Shammo explained the teenager had escaped with other female captives during recent airstrikes against the invaders. Three of her sisters remain in the hands of killers who sexually attack, beat and sell women.
Frantic e-mails from Shammo began arriving in August. Fighters from the Islamic State, also known as ISIL or ISIS, were on a bloody rampage 30 miles from her home in Irbil, the bustling capital of Iraqi Kurdistan.
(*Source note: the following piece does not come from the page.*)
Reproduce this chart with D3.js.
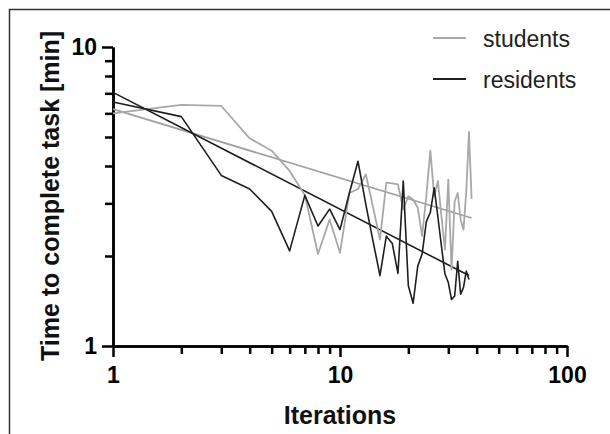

She was stunned by accounts of massacres, torture and ethnic cleansing on her doorstep.
On Aug. 10, she wrote, "I really want to die. ... I am tired and very weak and trying to look strong." She was 28 and her world was falling apart.
When Shammo heard that the Islamic State was kidnapping hundreds of women and girls, she quit her job as a TV producer and reporter and focused on tracking the women and searching for ways to free them.
She made public appeals for help and discovered names of the missing on Facebook. Desperate relatives began contacting her. She learned some of the women kept cellphones hidden from their captors. Clandestine conversations became a lifeline for them.
Shammo discovered where they were being held and under what conditions. Women who escaped became her richest sources. What she learned was horrifying.
Girls, some as young as 13, awarded as prizes to Islamic State fighters; some forced into marriage. Women routinely raped, sold in slave markets and passed around as playthings. She heard accounts of forced conversions, suicides and babies ripped from mothers' arms.
Shammo's ethnic heritage was a driving force behind her activism.
She is a Yazidi, a religious minority ruthlessly targeted during the Islamic State's campaign to purge non-Islamic influences. A majority of the missing women belong to this group.
I met Shammo in February 2012 during a workshop in Amman, Jordan, sponsored by the International Center for Journalists. She was a brash, outspoken reporter who dominated discussions and pushed for guidance on her project on polluted water in Iraqi villages. Her dark eyes flashed with intensity when she talked about poison water killing people.
We worked together again in Casablanca, Morocco, where she was part of a prize-winning team reporting on the influx of foreign jihadists to Syria. We stayed in touch by e-mail, mostly making small talk, until the Islamic State arrived on the scene.
In January, BBC World News aired a documentary profiling Shammo. In one scene, she is in the back seat of a car on a rainy day, punching numbers into a pink cellphone. She had not been able to reach one of her contacts for days. This time, a familiar voice answers.